— Start of Data excerpts —

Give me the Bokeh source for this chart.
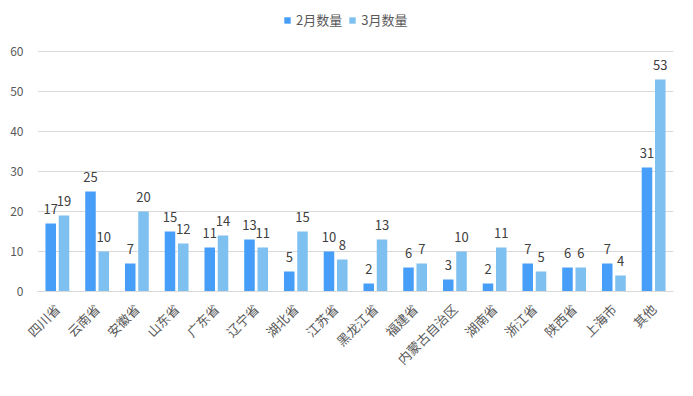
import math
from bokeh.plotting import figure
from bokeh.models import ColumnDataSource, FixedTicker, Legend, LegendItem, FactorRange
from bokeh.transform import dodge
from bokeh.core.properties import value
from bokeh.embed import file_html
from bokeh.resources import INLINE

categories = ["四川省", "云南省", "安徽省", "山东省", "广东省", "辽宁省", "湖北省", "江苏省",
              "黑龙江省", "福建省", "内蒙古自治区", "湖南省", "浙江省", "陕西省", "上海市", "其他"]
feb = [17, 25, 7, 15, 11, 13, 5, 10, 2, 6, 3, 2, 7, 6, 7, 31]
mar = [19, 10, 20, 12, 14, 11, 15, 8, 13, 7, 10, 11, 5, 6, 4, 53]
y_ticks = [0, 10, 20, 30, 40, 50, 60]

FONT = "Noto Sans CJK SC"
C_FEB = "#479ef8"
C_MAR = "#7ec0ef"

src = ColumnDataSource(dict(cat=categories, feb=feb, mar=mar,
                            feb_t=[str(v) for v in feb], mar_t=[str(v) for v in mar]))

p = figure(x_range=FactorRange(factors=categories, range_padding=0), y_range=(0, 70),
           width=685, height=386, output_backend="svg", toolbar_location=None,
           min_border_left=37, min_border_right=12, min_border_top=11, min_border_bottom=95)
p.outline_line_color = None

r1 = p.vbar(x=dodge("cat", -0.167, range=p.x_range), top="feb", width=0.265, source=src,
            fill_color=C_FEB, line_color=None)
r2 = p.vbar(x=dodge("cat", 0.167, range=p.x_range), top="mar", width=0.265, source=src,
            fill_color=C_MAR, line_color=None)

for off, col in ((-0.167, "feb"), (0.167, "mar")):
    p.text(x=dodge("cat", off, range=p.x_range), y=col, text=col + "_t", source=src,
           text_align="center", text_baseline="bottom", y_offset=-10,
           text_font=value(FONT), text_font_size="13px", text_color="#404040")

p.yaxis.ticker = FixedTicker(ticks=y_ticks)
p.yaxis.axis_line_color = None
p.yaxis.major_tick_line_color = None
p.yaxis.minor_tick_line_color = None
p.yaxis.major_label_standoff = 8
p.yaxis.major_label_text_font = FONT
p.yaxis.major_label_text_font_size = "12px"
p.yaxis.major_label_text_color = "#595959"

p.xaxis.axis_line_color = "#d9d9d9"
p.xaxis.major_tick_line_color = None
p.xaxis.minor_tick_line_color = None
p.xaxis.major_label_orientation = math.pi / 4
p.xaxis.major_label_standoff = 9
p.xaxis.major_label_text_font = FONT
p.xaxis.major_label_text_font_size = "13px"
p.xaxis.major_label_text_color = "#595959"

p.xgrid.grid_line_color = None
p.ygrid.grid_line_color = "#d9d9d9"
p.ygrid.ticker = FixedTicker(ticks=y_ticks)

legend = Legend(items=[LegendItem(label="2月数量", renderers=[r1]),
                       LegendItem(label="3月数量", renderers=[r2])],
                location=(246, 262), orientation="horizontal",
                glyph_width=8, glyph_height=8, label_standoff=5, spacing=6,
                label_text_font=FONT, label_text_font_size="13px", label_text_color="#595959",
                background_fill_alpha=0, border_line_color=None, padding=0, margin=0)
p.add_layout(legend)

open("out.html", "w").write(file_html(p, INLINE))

— End of Data excerpts —
— Start of Data excerpts —

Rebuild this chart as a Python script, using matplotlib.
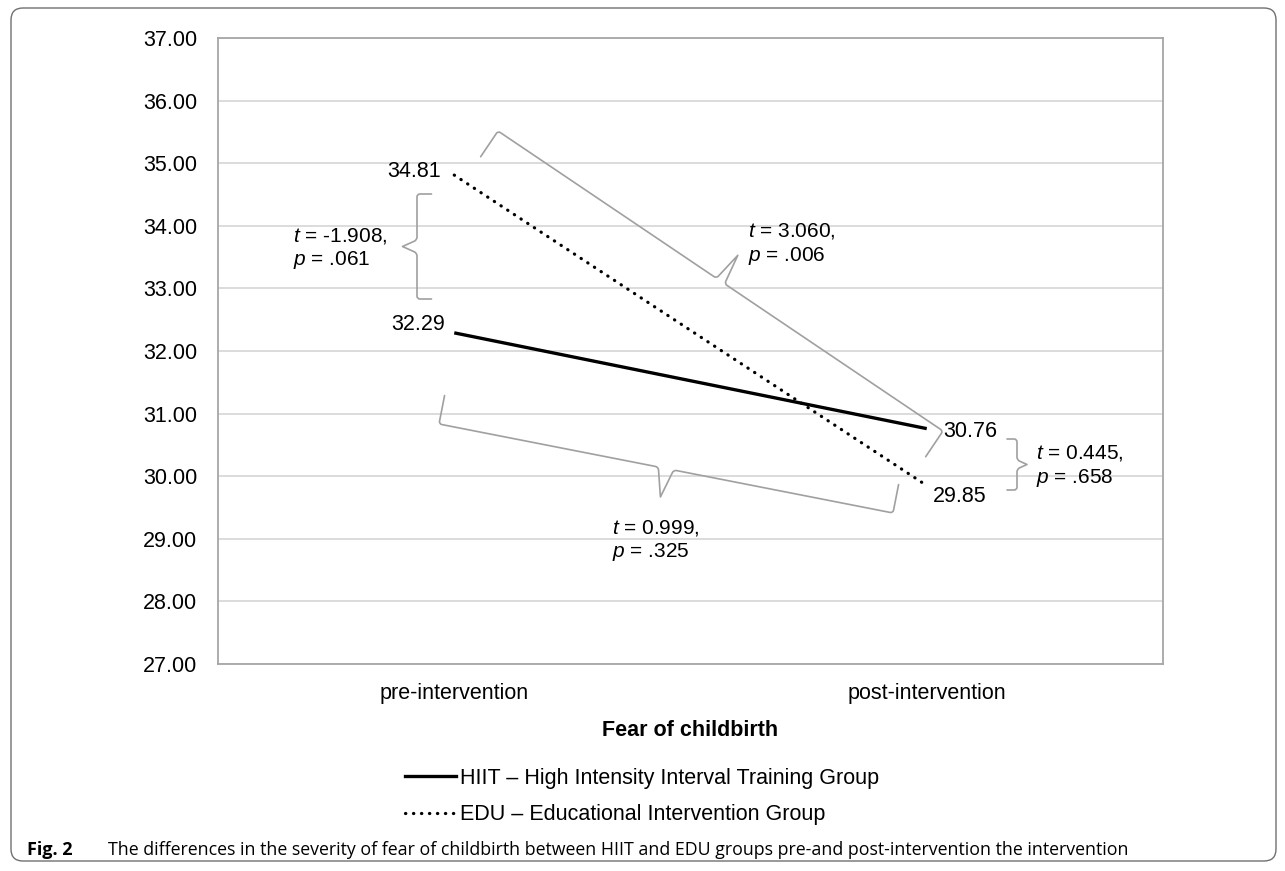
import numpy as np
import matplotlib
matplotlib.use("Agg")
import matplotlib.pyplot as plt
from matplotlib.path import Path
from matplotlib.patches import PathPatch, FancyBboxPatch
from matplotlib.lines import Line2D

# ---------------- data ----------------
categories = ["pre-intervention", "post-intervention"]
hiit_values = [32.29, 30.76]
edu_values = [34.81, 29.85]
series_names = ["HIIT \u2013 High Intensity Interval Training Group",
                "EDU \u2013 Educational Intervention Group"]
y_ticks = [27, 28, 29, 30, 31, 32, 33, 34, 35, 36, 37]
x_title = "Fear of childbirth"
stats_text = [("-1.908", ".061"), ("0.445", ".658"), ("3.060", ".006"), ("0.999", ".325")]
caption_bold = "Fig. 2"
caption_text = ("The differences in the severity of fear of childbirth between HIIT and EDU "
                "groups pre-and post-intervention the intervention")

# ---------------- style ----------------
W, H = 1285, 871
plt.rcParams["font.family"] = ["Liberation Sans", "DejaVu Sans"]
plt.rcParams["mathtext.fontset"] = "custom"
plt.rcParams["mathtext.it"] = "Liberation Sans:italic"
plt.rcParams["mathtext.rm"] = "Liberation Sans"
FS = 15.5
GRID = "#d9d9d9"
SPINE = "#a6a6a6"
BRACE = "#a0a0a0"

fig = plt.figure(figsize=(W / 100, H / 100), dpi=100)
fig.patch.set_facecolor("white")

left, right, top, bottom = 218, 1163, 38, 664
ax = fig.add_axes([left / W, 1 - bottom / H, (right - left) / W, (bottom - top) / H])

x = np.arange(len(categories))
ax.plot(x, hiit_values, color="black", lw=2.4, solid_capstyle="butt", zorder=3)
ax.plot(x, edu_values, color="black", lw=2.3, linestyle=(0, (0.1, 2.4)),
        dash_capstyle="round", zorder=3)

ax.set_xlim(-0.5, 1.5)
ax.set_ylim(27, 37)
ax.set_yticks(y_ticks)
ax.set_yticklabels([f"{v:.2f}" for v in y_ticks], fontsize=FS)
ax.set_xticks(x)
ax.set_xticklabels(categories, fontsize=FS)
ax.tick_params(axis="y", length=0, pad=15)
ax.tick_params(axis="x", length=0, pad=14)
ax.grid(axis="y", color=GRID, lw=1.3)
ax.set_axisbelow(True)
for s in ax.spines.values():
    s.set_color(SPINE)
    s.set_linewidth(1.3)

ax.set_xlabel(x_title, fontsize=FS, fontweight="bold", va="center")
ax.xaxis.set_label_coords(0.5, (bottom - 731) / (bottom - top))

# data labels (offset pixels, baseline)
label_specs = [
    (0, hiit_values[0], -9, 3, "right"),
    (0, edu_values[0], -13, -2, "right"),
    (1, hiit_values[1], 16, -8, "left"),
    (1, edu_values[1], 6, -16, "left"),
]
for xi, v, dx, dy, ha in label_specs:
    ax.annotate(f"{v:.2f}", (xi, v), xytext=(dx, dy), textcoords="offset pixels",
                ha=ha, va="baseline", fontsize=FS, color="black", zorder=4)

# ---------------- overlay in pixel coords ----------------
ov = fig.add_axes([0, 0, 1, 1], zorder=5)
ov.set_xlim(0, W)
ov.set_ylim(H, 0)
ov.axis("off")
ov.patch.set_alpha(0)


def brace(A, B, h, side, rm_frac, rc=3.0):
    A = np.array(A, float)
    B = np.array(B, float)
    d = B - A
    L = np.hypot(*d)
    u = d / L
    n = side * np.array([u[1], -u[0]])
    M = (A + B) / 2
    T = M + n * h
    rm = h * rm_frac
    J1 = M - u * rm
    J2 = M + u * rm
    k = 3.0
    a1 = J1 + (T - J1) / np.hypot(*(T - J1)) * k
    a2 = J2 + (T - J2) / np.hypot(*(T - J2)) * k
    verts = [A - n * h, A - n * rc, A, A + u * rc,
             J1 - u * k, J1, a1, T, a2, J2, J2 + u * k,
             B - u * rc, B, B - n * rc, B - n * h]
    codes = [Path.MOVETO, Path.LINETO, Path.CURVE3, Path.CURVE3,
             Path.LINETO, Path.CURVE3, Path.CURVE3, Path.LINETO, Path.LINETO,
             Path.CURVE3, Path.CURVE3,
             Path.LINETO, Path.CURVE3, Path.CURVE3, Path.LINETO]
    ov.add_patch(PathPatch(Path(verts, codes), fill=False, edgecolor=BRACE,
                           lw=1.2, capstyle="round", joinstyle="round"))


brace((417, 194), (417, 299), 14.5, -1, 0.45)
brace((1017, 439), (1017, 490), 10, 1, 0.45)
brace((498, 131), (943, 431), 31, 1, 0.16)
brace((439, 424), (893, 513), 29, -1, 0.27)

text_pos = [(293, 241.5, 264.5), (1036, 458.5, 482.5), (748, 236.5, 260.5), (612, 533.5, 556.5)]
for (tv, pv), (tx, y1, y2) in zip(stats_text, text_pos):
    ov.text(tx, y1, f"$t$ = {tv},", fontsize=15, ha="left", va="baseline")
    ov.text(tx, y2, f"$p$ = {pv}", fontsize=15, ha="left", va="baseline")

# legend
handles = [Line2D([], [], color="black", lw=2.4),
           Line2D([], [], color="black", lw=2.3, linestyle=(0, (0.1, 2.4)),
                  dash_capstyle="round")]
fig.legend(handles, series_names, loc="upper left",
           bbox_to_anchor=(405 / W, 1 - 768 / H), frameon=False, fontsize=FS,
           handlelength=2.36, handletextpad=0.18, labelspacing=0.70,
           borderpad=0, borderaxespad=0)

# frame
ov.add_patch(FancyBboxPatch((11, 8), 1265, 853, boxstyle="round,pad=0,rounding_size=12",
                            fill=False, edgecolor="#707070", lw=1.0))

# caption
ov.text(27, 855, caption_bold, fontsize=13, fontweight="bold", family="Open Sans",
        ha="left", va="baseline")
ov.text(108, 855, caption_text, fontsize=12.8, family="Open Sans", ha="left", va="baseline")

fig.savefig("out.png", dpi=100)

— End of Data excerpts —

Problem to work on | Using the entries above, write out exactly the lines from the one with "Give me the Bokeh source for this chart." through the one with "from bokeh.resources import INLINE", ends included. Leave out any pictures.

Task output |
Give me the Bokeh source for this chart.
import math
from bokeh.plotting import figure
from bokeh.models import ColumnDataSource, FixedTicker, Legend, LegendItem, FactorRange
from bokeh.transform import dodge
from bokeh.core.properties import value
from bokeh.embed import file_html
from bokeh.resources import INLINE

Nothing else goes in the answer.